I believe that an autonomous coding framework that can develop such a granular keyword source, identification, and extraction functionality would be immediately compatible and complementary with how medical coders work in the hospital inpatient setting. With the development of such indexing, coders could move from the consideration of individual assignable ICD-10 codes and their keyword sources to collections of such codes and keyword sources assignable as discrete units across an entire report of a particular document type, across multiple reports of either the same or different document types, and perhaps even eventually across the charts of entire patient accounts. 

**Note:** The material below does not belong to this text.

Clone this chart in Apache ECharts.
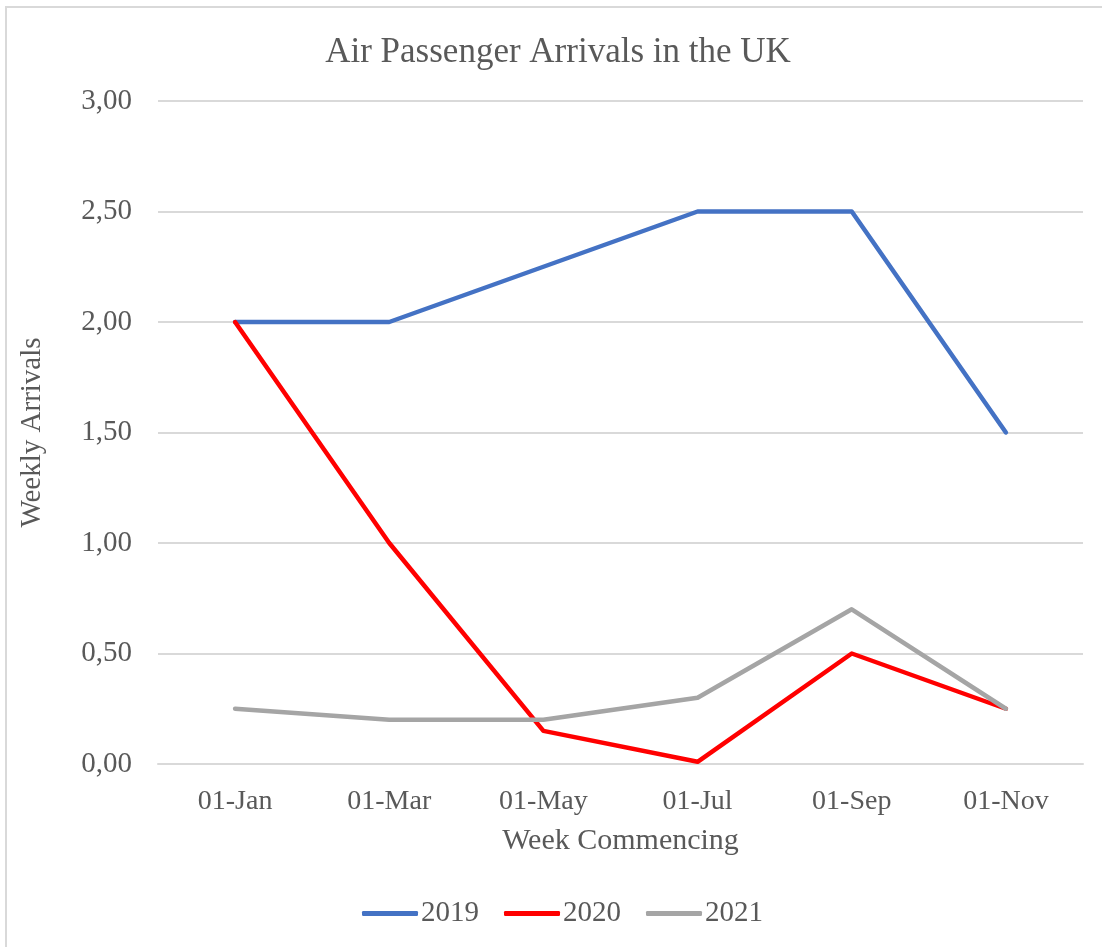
<!DOCTYPE html>
<html>
<head>
<meta charset="utf-8">
<script src="https://cdn.jsdelivr.net/npm/echarts@6/dist/echarts.min.js"></script>
<style>
  html, body { margin: 0; padding: 0; background: #fff; }
  #chart { width: 1102px; height: 947px; }
</style>
</head>
<body>
<div id="chart"></div>
<script>
const categories = ['01-Jan', '01-Mar', '01-May', '01-Jul', '01-Sep', '01-Nov'];
const seriesNames = ['2019', '2020', '2021'];
const data2019 = [2.0, 2.0, 2.25, 2.5, 2.5, 1.5];
const data2020 = [2.0, 1.0, 0.15, 0.01, 0.5, 0.25];
const data2021 = [0.25, 0.2, 0.2, 0.3, 0.7, 0.25];
const colors = ['#4472C4', '#FF0000', '#A5A5A5'];

const font = '"Liberation Serif", "Times New Roman", serif';
const textColor = '#595959';

const chart = echarts.init(document.getElementById('chart'));

const makeLine = (name, data, color) => ({
    name: name,
    type: 'line',
    data: data,
    symbol: 'none',
    smooth: false,
    lineStyle: { color: color, width: 4.5, cap: 'round', join: 'round' },
    itemStyle: { color: color },
    emphasis: { disabled: true },
});

const option = {
    animation: false,
    title: {
        text: 'Air Passenger Arrivals in the UK',
        left: 553,
        textAlign: 'center',
        top: 30,
        textStyle: { fontFamily: font, fontSize: 35, fontWeight: 'normal', color: textColor },
    },
    legend: {
        bottom: 14,
        left: 357,
        data: seriesNames,
        icon: 'roundRect',
        itemWidth: 56,
        itemHeight: 5,
        itemGap: 25,
        textStyle: { fontFamily: font, fontSize: 29, color: textColor, padding: [0, 0, 0, -2] },
    },
    grid: { left: 158, right: 19, top: 101, bottom: 183, containLabel: false },
    xAxis: {
        type: 'category',
        data: categories,
        boundaryGap: true,
        name: 'Week Commencing',
        nameLocation: 'middle',
        nameGap: 62,
        nameTextStyle: { fontFamily: font, fontSize: 30, color: textColor, verticalAlign: 'top' },
        axisLine: { show: true, lineStyle: { color: '#d9d9d9', width: 2 } },
        axisTick: { show: false },
        axisLabel: { fontFamily: font, fontSize: 28, color: textColor, margin: 24 },
        splitLine: { show: false },
    },
    yAxis: {
        type: 'value',
        min: 0,
        max: 3,
        interval: 0.5,
        name: 'Weekly Arrivals',
        nameLocation: 'middle',
        nameGap: 111,
        nameTextStyle: { fontFamily: font, fontSize: 29, color: textColor },
        axisLine: { show: false },
        axisTick: { show: false },
        axisLabel: {
            fontFamily: font, fontSize: 29, color: textColor, margin: 26,
            formatter: v => v.toFixed(2).replace('.', ','),
        },
        splitLine: { lineStyle: { color: '#d9d9d9', width: 2 } },
    },
    graphic: [{
        type: 'rect',
        silent: true,
        shape: { x: 6, y: 7, width: 1200, height: 1200 },
        style: { fill: 'none', stroke: '#d9d9d9', lineWidth: 2 },
    }],
    series: [
        makeLine(seriesNames[0], data2019, colors[0]),
        makeLine(seriesNames[1], data2020, colors[1]),
        makeLine(seriesNames[2], data2021, colors[2]),
    ],
};

chart.setOption(option);
window.addEventListener('resize', () => chart.resize());
</script>
</body>
</html>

For example, as an inpatient coder, I could get immediate answers to more complex coding considerations such as: 

  1. What is identifiable (all keyword sources and their corresponding ICD-10 code assignments) only in the history and physical report? 

  1. What is only identifiable in just the “assessment and plan” section of the discharge summary report? 

  1. What is identifiable in the “assessment and plan” sections of every available consult report document? 

  1. What is identifiable in the “post-operative diagnosis” section of a certain operative report? 

  1. Given the identification findings of two such separate query result sets: 

  • How would the result list of keyword sources/ICD-10 codes identified in the “assessment and plan” section of the history and physical report compare to the list identified in the “assessment and plan” section of the discharge summary report, or compare to the list identified in the “assessment and plan” section of a certain date range of progress report documents? 
  • How would such a list identified in the combined “history of present illness” and “existing co-morbid conditions” sub-sections of the history and physical report compare to the list identified in the “indications for admission” sub-section of the discharge summary report? 
  • How would such a list identified in the “discharge diagnoses: principal problem/active problems” sub-section compare to the list identified in the “assessment and plan’ section of the same discharge summary report? 
  • How would such a list identified in the “findings” section of a certain procedure report compare to the list identified in the “findings” section of a related pathology report? 
  • How would such a list of keyword sources identified for ICD-10 procedure codes in a particular Operative report compare to a similar list identified in another related report (for example, two different operative episodes done by the same performing provider)? 

Indexes of Assignment Leading into Indexes of Assignability

My conclusion regarding the development of such a framework is that the development of such indexes of assignment will eventually lead to the development of “indexes of assignability.” Inpatient coders would now be able to review and consider assignable ICD-10 codes and their keyword sources as entire groups or collections within the parsed or else combined narrative of any kind of desired available document or section context, and thereby be able to simultaneously vary the order and constituency of multiple codes so as to modify and update the overall assignability of an entire code group/collection at the same time.  

I see this as eventually leading to a more effective and more efficient process for inpatient coders to develop that final assignable ICD-10 diagnosis and procedure code set that best represents the overall narrative in the documentation of the entire patient encounter, as the process simply speeds up when coders can determine the codes for assignment as potential final code sets rather than as individual codes across the charts of patient accounts. 

More importantly, though, I feel that such a framework will help to maintain an organic user constituency and promote organic user collaboration within the overall AI and workflow automation framework being constructed across the medical coding field and will help to eventually promote and realize the vision of medical coders ultimately transforming into medical coding validators. 


Rene Datta, RHIT, CCS, CCS-P, is coding quality and education manager for the County of Santa Clara Health System’s Health Information Management Services.